The weirdest Twin Peaks twist ever – after all these years, David Lynch puts the old band back together for a reunion that does a lot more than live up to the original. He populates this hallucinatory small town with faces both fresh and familiar – Kyle McLachlan and Laura Dern, Sherilyn Fenn and Naomi Watts, Harry Dean Stanton and Amanda Seyfried (even a few actors who’ve died since filming their scenes: R.I.P, Log Lady), along with some of the moral heft of Mulholland Drive. When Audrey Horne’s sleazebag uncle Jerry gets asked the question at the heart of the whole series – “Who is Laura Palmer?” – he sighs, “Oh, that, my dear, is a very long story.” But it’s a story that kept growing long after Lynch thought he was finished telling it. So a TV experiment that got wrapped in plastic in 1991 after just two seasons – unwatched, unnoticed, unmourned – lives again, just because it touched an audience passionate enough to goad the auteur into responding. Nothing like Twin Peaks: The Return has ever happened before.

Play video

‘Veep’ (HBO)

“This election is going down like Eleanor Roosevelt at Dinah Shore Weekend.” Preach on, Selina Meyer. Veep is set in an alternate-timeline version of the American political scene that by now has started to look infinitely less fucked up than the real one.
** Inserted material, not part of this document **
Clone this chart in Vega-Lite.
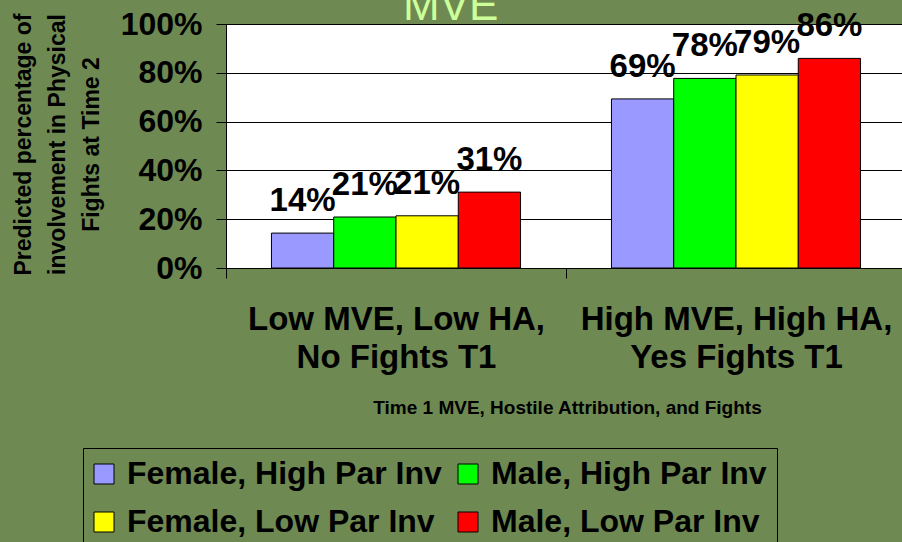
{
  "$schema": "https://vega.github.io/schema/vega-lite/v6.json",
  "width": 680,
  "height": 244,
  "autosize": {"type": "none"},
  "padding": {"left": 226, "top": 24, "right": 0, "bottom": 274},
  "background": "#6e8a52",
  "title": {
    "text": "MVE",
    "anchor": "start",
    "frame": "group",
    "dx": 177,
    "dy": 58,
    "offset": 2,
    "baseline": "alphabetic",
    "font": "Liberation Sans",
    "fontSize": 44,
    "fontWeight": "normal",
    "color": "#ccff99"
  },
  "data": {
    "values": [
      {"group": "Low MVE, Low HA, No Fights T1", "series": "Female, High Par Inv", "value": 0.143},
      {"group": "Low MVE, Low HA, No Fights T1", "series": "Male, High Par Inv", "value": 0.209},
      {"group": "Low MVE, Low HA, No Fights T1", "series": "Female, Low Par Inv", "value": 0.214},
      {"group": "Low MVE, Low HA, No Fights T1", "series": "Male, Low Par Inv", "value": 0.311},
      {"group": "High MVE, High HA, Yes Fights T1", "series": "Female, High Par Inv", "value": 0.693},
      {"group": "High MVE, High HA, Yes Fights T1", "series": "Male, High Par Inv", "value": 0.777},
      {"group": "High MVE, High HA, Yes Fights T1", "series": "Female, Low Par Inv", "value": 0.791},
      {"group": "High MVE, High HA, Yes Fights T1", "series": "Male, Low Par Inv", "value": 0.859}
    ]
  },
  "encoding": {
    "x": {
      "field": "group",
      "type": "nominal",
      "sort": ["Low MVE, Low HA, No Fights T1", "High MVE, High HA, Yes Fights T1"],
      "scale": {"paddingInner": 0, "paddingOuter": 0},
      "axis": {
        "labelAngle": 0,
        "labelExpr": "datum.value == 'Low MVE, Low HA, No Fights T1' ? ['Low MVE, Low HA,', 'No Fights T1'] : datum.value == 'High MVE, High HA, Yes Fights T1' ? ['High MVE, High HA,', 'Yes Fights T1'] : ''",
        "labelFont": "Liberation Sans",
        "labelFontSize": 33,
        "labelFontWeight": "bold",
        "labelColor": "black",
        "labelBaseline": "middle",
        "labelLineHeight": 38,
        "labelPadding": 41,
        "labelLimit": 0,
        "tickBand": "extent",
        "tickSize": 10,
        "tickColor": "black",
        "domainColor": "black",
        "grid": false,
        "title": "Time 1 MVE, Hostile Attribution, and Fights",
        "titleFont": "Liberation Sans",
        "titleFontSize": 19,
        "titleFontWeight": "bold",
        "titleColor": "black",
        "titleX": 341,
        "titleY": 139,
        "titleAlign": "center",
        "titleBaseline": "middle"
      }
    },
    "xOffset": {
      "field": "series",
      "type": "nominal",
      "sort": ["Female, High Par Inv", "Male, High Par Inv", "Female, Low Par Inv", "Male, Low Par Inv"],
      "scale": {"paddingInner": 0, "paddingOuter": 0.73}
    },
    "y": {
      "field": "value",
      "type": "quantitative",
      "scale": {"domain": [0, 1], "nice": false},
      "axis": {
        "values": [0, 0.2, 0.4, 0.6, 0.8, 1],
        "format": ".0%",
        "labelFont": "Liberation Sans",
        "labelFontSize": 32,
        "labelFontWeight": "bold",
        "labelColor": "black",
        "labelPadding": 14,
        "tickSize": 10,
        "tickColor": "black",
        "domainColor": "black",
        "grid": true,
        "gridColor": "black",
        "gridOpacity": 1,
        "gridWidth": 1,
        "title": ["Predicted percentage of", "involvement in  Physical", "Fights at Time 2"],
        "titleFont": "Liberation Sans",
        "titleFontSize": 23,
        "titleFontWeight": "bold",
        "titleColor": "black",
        "titleLineHeight": 34,
        "titleAngle": -90,
        "titleX": -203,
        "titleY": 120,
        "titleAlign": "center",
        "titleBaseline": "middle"
      }
    }
  },
  "layer": [
    {
      "mark": {"type": "bar", "stroke": "black", "strokeWidth": 1},
      "encoding": {
        "color": {
          "field": "series",
          "type": "nominal",
          "sort": ["Female, High Par Inv", "Male, High Par Inv", "Female, Low Par Inv", "Male, Low Par Inv"],
          "scale": {
            "domain": ["Female, High Par Inv", "Male, High Par Inv", "Female, Low Par Inv", "Male, Low Par Inv"],
            "range": ["#9999ff", "#00ff00", "#ffff00", "#ff0000"]
          },
          "legend": {
            "title": null,
            "orient": "none",
            "direction": "horizontal",
            "legendX": -143,
            "legendY": 424,
            "columns": 2,
            "padding": 10,
            "rowPadding": 16,
            "columnPadding": 14,
            "strokeColor": "black",
            "symbolType": "square",
            "symbolSize": 400,
            "symbolOffset": -5,
            "symbolStrokeColor": "black",
            "symbolStrokeWidth": 1,
            "labelFont": "Liberation Sans",
            "labelFontSize": 32,
            "labelFontWeight": "bold",
            "labelColor": "black",
            "labelLimit": 500,
            "labelOffset": 7
          }
        }
      }
    },
    {
      "mark": {
        "type": "text",
        "baseline": "alphabetic",
        "dy": -22,
        "font": "Liberation Sans",
        "fontSize": 33,
        "fontWeight": "bold",
        "color": "black"
      },
      "encoding": {
        "text": {"field": "value", "type": "quantitative", "format": ".0%"}
      }
    }
  ],
  "config": {
    "view": {"fill": "white", "stroke": "black", "strokeWidth": 1}
  }
}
Julia Louis Dreyfus brings the bile as an ex-President scrounging around for some new gig, whether that’s literature – “I’ve got a White House book that’s hotter than Nancy Reagan’s Guide to Cocksucking” – or the Supreme Court. (Richard: “The Judiciary Committee would like to see everything you’ve ever written about abortion.” Selina: “I could give them my actual abortion if I could find it lying around here somewhere.”) But she can’t shake off all the horrible cronies she’s collected in Washington, from Timothy Simons’ Congressman Jonah Ryan to Dan Bakkedahl’s Roger Furlong. As always, Kevin Dunn’s Ben is the most bitter and hilarious asshole here, grousing about his corporate-consultant gig at Uber: “a bunch of dumb-ass millennials too lazy to learn how to drive drunk.”

Play video

‘The Young Pope’ (HBO)

Let us proclaim the mystery of faith. Jude Law is bizarrely brilliant as Pope Pius XIII, the young thug of Pontiffs, ranting at his Vatican underlings for not knowing who Daft Punk are or supplying him with Cherry Coke Zero for breakfast. He was raised in a New York City orphanage by Diane Keaton – she finally gets to play a bad-ass nun, all these years after asking Al Pacino “Would you like me better if I were a nun?” in The Godfather. Now he’s dazzling the faithful in St. Peter’s Square – his theology might be a little “reads Summa Contra Gentiles once,” but he’s sure got style. In the hands of Italian auteur Paolo Sorrentino, The Young Pope is a lavishly ridiculous pageant that plays as both a goth Catholic kinkfest and a mobbed-up game of thrones. Even when this pontiff goes to confession, he plays psychological war games until the priest runs out of the room in tears. (Hey, who doesn’t made that kind of confession?) Long live the Pope!